The effect of deposition rate and temperature on the structure and ferroelectric properties of pulsed laser deposited Bi0.95Dy0.05FeO3 thin films

Abstract

In this study, the structural and ferroelectric properties of Bi0.95Dy0.05FeO3 (BDFO) thin films prepared using pulsed laser deposition (PLD) under various deposition rates (Dr) and substrate temperatures (Ts) are investigated. Regardless of Dr in the range of 1.0–3.0 Å/s, a predominant crystallographic orientation, BDFO(001), and similar microstructure are consistently identified for BDFO films at Ts = 500 °C. Stress analysis revealed the distinct stress states with Dr.

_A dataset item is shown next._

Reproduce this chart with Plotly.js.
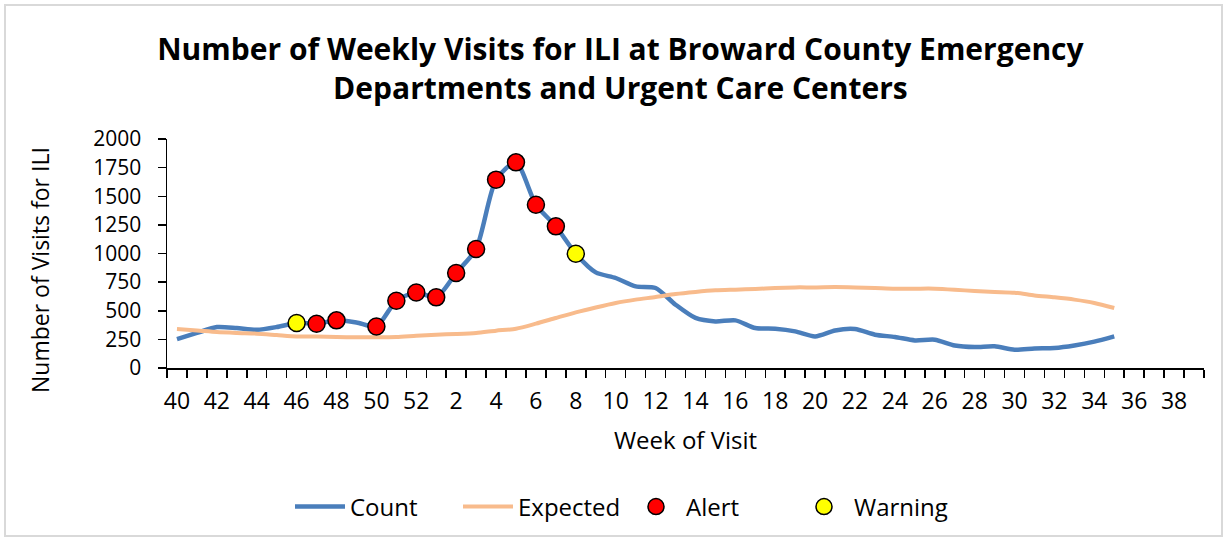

Ferroelectric properties might depend on stress in this case. The compressive stress found for the film at Dr = 3.0 Å/s results in enhanced polarization, with a 2Pr of 180 μC/cm2. In contrast, tensile stress for the film at Dr = 1.0 Å/s exhibits a lower 2Pr = 106 μC/cm2. Besides, XRD results for the films at different Ts demonstrated that the optimal temperature for BDFO growth is Ts = 500 °C, which exhibits the lowest leakage current density due to the suppressed vacancies and improved crystallinity. These findings provide comprehensive insights into the structural and ferroelectric properties of BDFO films, elucidating the impact of deposition rate on their characteristics, and significantly improving ferroelectric properties of BDFO films for the applications.